Part of being a part of evangelical Christianity for higher education is the concept of testimony, that idea that there is a big moment when you accept Jesus Christ into your heart. It is a hard concept to wrap one’s head around when you were baptized at 2 months old Anglican in a Roman Catholic School gymnasium, attended a Christian & Missionary Alliance Pre-School, a regular public school, and “church” up until age 10 years old was the local ecumenical Vacation Bible School (VBS).

It was great part of a week of fun in the summer of Bible stories, songs, plays, games, and crafts. My godmother was a lead at her church, and we went with her kids. It was a church I would return to several times in my journey, Centennial Presbyterian Church but I believe in the cul-de-sac there was a Lutheran and Evangelical Church a part of the fun as well.

The summer when I was 8 years old though in that one week, two things happened to me that my Grandpa Joe had not been able to accomplish. A participant forced kisses upon me until I flipped him, and it was I that got into trouble for tossing him. The rationale was that it was just a kiss.

The second was an adult volunteer groped me in the bathroom. It left me shocked, and yes I suppressed much with the memory of what happened with my Grandpa, until the soul archaeology dug it out.

The challenge though, is exposure therapy.

See, it was a church that my daughter had been attending their VBS at, and was currently volunteering with. It was where my family was members, attendees and in ministry. I just had finished being a resource for the national church on a resource for welcoming newcomers so they would come back.

No, I did not see the abuser anymore.

Yet, we had gone through our own trial over a year, as propriety Christendom beset my family[4]. This was about pew seating. Whether by accident or design there is but a few spaces in a church designed to be used for wheelchairs. My son uses one, and we had encountered snark, verbal abuse, physical in the pews, one such parishners had ground into me and I had not yet unpacked enough to understand the flashback it created. It took quite a bit to be heard for the Board to take action and get seating highlighted for those with mobility devices, and their families/caregivers.

A rather progressive-pragmatic answer finally arrived at, or in my own life, a Brother Jesus result. Unfortunately when it was finally settled, they followed the idea of messaging by putting a member face on it so folks who were disrupted by losing their “pews” would understand. Instead, the result as you know dealing with bullying, is that it painted a bulls eye on my son’s back and family for those that had not felt a need to stand up, now could vocalize what they saw as entitlement and disruption.

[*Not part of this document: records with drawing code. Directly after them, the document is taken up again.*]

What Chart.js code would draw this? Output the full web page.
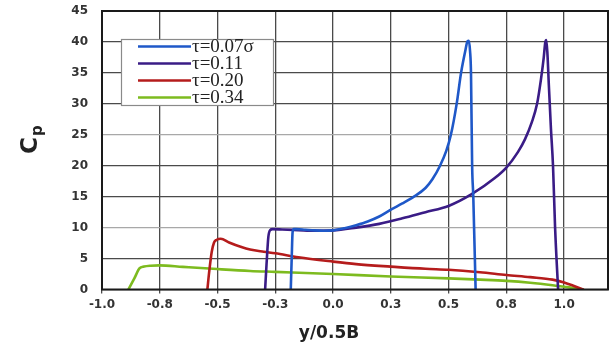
<!DOCTYPE html>
<html><head><meta charset="utf-8">
<script src="https://cdn.jsdelivr.net/npm/chart.js@4"></script>
<style>html,body{margin:0;padding:0;background:#fff;}#wrap{width:612px;height:347px;}</style>
</head><body><div id="wrap"><canvas id="c" width="612" height="347"></canvas></div>
<script>
const seriesLabels = ["\u03c4=0.07\u03c3", "\u03c4=0.11", "\u03c4=0.20", "\u03c4=0.34"];
const seriesColors = ["#1f58c8", "#3a1c86", "#b51c1c", "#7dbb1f"];

const tau007X = [-0.183, -0.179, -0.175, -0.170, -0.160, -0.12, -0.08, -0.04, 0.0, 0.05, 0.10, 0.15, 0.20, 0.25, 0.30, 0.35, 0.40, 0.43, 0.463, 0.49, 0.51, 0.535, 0.554, 0.572, 0.582, 0.588, 0.593, 0.597, 0.602, 0.607, 0.617];
const tau007Y = [0, 5, 9.3, 9.75, 9.75, 9.65, 9.55, 9.5, 9.55, 9.9, 10.4, 11.0, 11.8, 12.9, 13.9, 15.0, 16.4, 17.8, 20.0, 22.4, 25.0, 30.0, 35.0, 38.5, 40.1, 40.2, 38.5, 35.0, 20.0, 15.0, 0];

const tau011X = [-0.294, -0.288, -0.280, -0.272, -0.262, -0.22, -0.15, -0.08, 0.0, 0.1, 0.2, 0.3, 0.4, 0.5, 0.6, 0.7, 0.75, 0.8, 0.831, 0.86, 0.883, 0.9, 0.912, 0.918, 0.923, 0.928, 0.934, 0.943, 0.952, 0.961, 0.974];
const tau011Y = [0, 4, 8.5, 9.6, 9.75, 9.7, 9.6, 9.5, 9.55, 10.0, 10.6, 11.5, 12.5, 13.5, 15.4, 18.0, 19.7, 22.2, 24.3, 27.0, 30.0, 34.0, 37.5, 39.8, 40.3, 38.0, 33.0, 26.0, 20.0, 10.0, 0];

const tau020X = [-0.544, -0.535, -0.525, -0.515, -0.505, -0.486, -0.45, -0.4, -0.359, -0.3, -0.25, -0.15, 0.0, 0.1, 0.25, 0.4, 0.5, 0.636, 0.75, 0.853, 0.95, 1.0, 1.04, 1.082];
const tau020Y = [0, 3.2, 6.1, 7.6, 8.0, 8.2, 7.6, 6.9, 6.45, 6.1, 5.85, 5.2, 4.5, 4.1, 3.7, 3.35, 3.2, 2.8, 2.35, 2.0, 1.6, 1.15, 0.6, 0];

const tau034X = [-0.886, -0.86, -0.838, -0.818, -0.79, -0.752, -0.65, -0.502, -0.359, -0.25, 0.0, 0.25, 0.5, 0.636, 0.75, 0.853, 0.95, 1.0, 1.04, 1.082];
const tau034Y = [0, 1.8, 3.4, 3.7, 3.85, 3.9, 3.65, 3.3, 3.0, 2.85, 2.5, 2.1, 1.8, 1.6, 1.4, 1.1, 0.7, 0.45, 0.25, 0];

const xTickValues = [-1.0, -0.75, -0.5, -0.25, 0.0, 0.25, 0.5, 0.75, 1.0];
const xTickLabels = ["-1.0", "-0.8", "-0.5", "-0.3", "0.0", "0.3", "0.5", "0.8", "1.0"];
const yTickValues = [0, 5, 10, 15, 20, 25, 30, 35, 40, 45];
const xAxisTitle = "y/0.5B";
const yAxisTitleMain = "C";
const yAxisTitleSub = "p";

const allX = [tau007X, tau011X, tau020X, tau034X];
const allY = [tau007Y, tau011Y, tau020Y, tau034Y];

const datasets = seriesLabels.map((lab, i) => ({
  label: lab,
  data: allX[i].map((x, j) => ({x: x, y: allY[i][j]})),
  showLine: true,
  borderColor: seriesColors[i],
  backgroundColor: seriesColors[i],
  borderWidth: 2.6,
  pointRadius: 0,
  fill: false,
  cubicInterpolationMode: 'monotone',
  borderJoinStyle: 'round',
  borderCapStyle: 'round'
}));

const decorPlugin = {
  id: 'decor',
  afterDatasetsDraw(chart) {
    const ctx = chart.ctx, a = chart.chartArea;
    ctx.save();
    ctx.strokeStyle = '#1a1a1a';
    ctx.lineWidth = 2;
    ctx.strokeRect(a.left, a.top, a.right - a.left, a.bottom - a.top);
    ctx.restore();
  },
  afterDraw(chart) {
    const ctx = chart.ctx;
    ctx.save();
    ctx.fillStyle = '#fff';
    ctx.fillRect(121, 39, 153, 67);
    ctx.strokeStyle = '#8a8a8a';
    ctx.lineWidth = 1.2;
    ctx.strokeRect(121.5, 39.5, 152, 66);
    const rows = [46.5, 63.5, 80.5, 97.5];
    chart.data.datasets.forEach((ds, i) => {
      ctx.strokeStyle = ds.borderColor;
      ctx.lineWidth = 2.6;
      ctx.beginPath();
      ctx.moveTo(138, rows[i]);
      ctx.lineTo(191, rows[i]);
      ctx.stroke();
      ctx.fillStyle = '#222';
      ctx.font = '19px "Liberation Serif", "DejaVu Serif", serif';
      ctx.textBaseline = 'middle';
      ctx.textAlign = 'left';
      ctx.fillText(ds.label, 192, rows[i] + 1);
    });
    ctx.fillStyle = '#222';
    ctx.font = 'bold 17px "DejaVu Sans", sans-serif';
    ctx.textAlign = 'center';
    ctx.textBaseline = 'alphabetic';
    ctx.fillText(xAxisTitle, 329, 338);
    ctx.translate(37, 154);
    ctx.rotate(-Math.PI / 2);
    ctx.textAlign = 'left';
    ctx.font = 'bold 23px "DejaVu Sans", sans-serif';
    ctx.fillText(yAxisTitleMain, 0, 0);
    const w = ctx.measureText(yAxisTitleMain).width;
    ctx.font = 'bold 15px "DejaVu Sans", sans-serif';
    ctx.fillText(yAxisTitleSub, w + 1, 5);
    ctx.restore();
  }
};

const tickFont = {family: '"DejaVu Sans", sans-serif', size: 12, weight: 'bold'};

new Chart(document.getElementById('c'), {
  type: 'scatter',
  data: {datasets: datasets},
  options: {
    responsive: false,
    animation: false,
    layout: {padding: {top: 11, right: 4, left: 0, bottom: 0}},
    plugins: {legend: {display: false}, tooltip: {enabled: false}},
    scales: {
      x: {
        type: 'linear',
        min: -1.0,
        max: 1.19,
        afterBuildTicks: s => { s.ticks = xTickValues.map(v => ({value: v})); },
        afterFit: s => { s.height = 57.5; s.paddingLeft = 0; s.paddingRight = 0; },
        ticks: {
          callback: (v, i) => xTickLabels[i],
          font: tickFont,
          color: '#333',
          padding: 4,
          maxRotation: 0,
          autoSkip: false
        },
        grid: {color: '#4a4a4a', lineWidth: 1.3, drawTicks: true, tickLength: 4},
        border: {display: false}
      },
      y: {
        type: 'linear',
        min: 0,
        max: 45,
        afterBuildTicks: s => { s.ticks = yTickValues.map(v => ({value: v})); },
        afterFit: s => { s.width = 102; s.paddingTop = 0; s.paddingBottom = 0; },
        ticks: {
          font: tickFont,
          color: '#333',
          padding: 14
        },
        grid: {
          color: c => (c.tick && (c.tick.value === 25 || c.tick.value === 10)) ? '#a8a8a8' : '#4a4a4a',
          lineWidth: 1.3,
          drawTicks: false
        },
        border: {display: false}
      }
    }
  },
  plugins: [decorPlugin]
});
</script>
</body></html>
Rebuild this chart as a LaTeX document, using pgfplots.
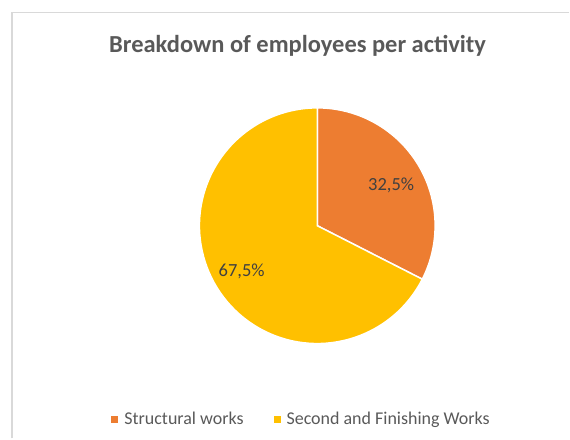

The first Sunday they were around, my son was sick and not in attendance. The question was not where my wife and son were, but “Oh guess you really don’t need that designated seating.”

What they failed to realize, is that persons with brain injuries and epilepsy are rather fragile. That is, that any jostle of the brain can cause unexplained death. My son had been jostled enough that his un-diagnosable vacant times had increased, he cried that his God buddy’s didn’t love him (my son, was a greeter at the church)…and he was scared that he may not come back to us.

All because adults, a minority, could not think outside themselves to the value of another made in the Image of God.

I left that Sunday, before my daughter’s week of volunteering at VBS began melancholic. Two days in the image of the almost molestation, broke through as a flashback of what happened at VBS when I was 8 years old. Now it was time to decide what and where this meant for me in ministry and my family.

 

[1] As the readers of my site: tyragan.wordpress.com and my book Soul Ripples (Bookstand, 2019) are aware that number was at 613 and growing…

[2] I refer you once more to my foundational memoir, Soul Ripples

[3] Ibid

[4] For other stories of Christendom targeting the last “acceptable” group to be prejudiced against, persons with disabilities, I direct you dear reader to Soul Ripples.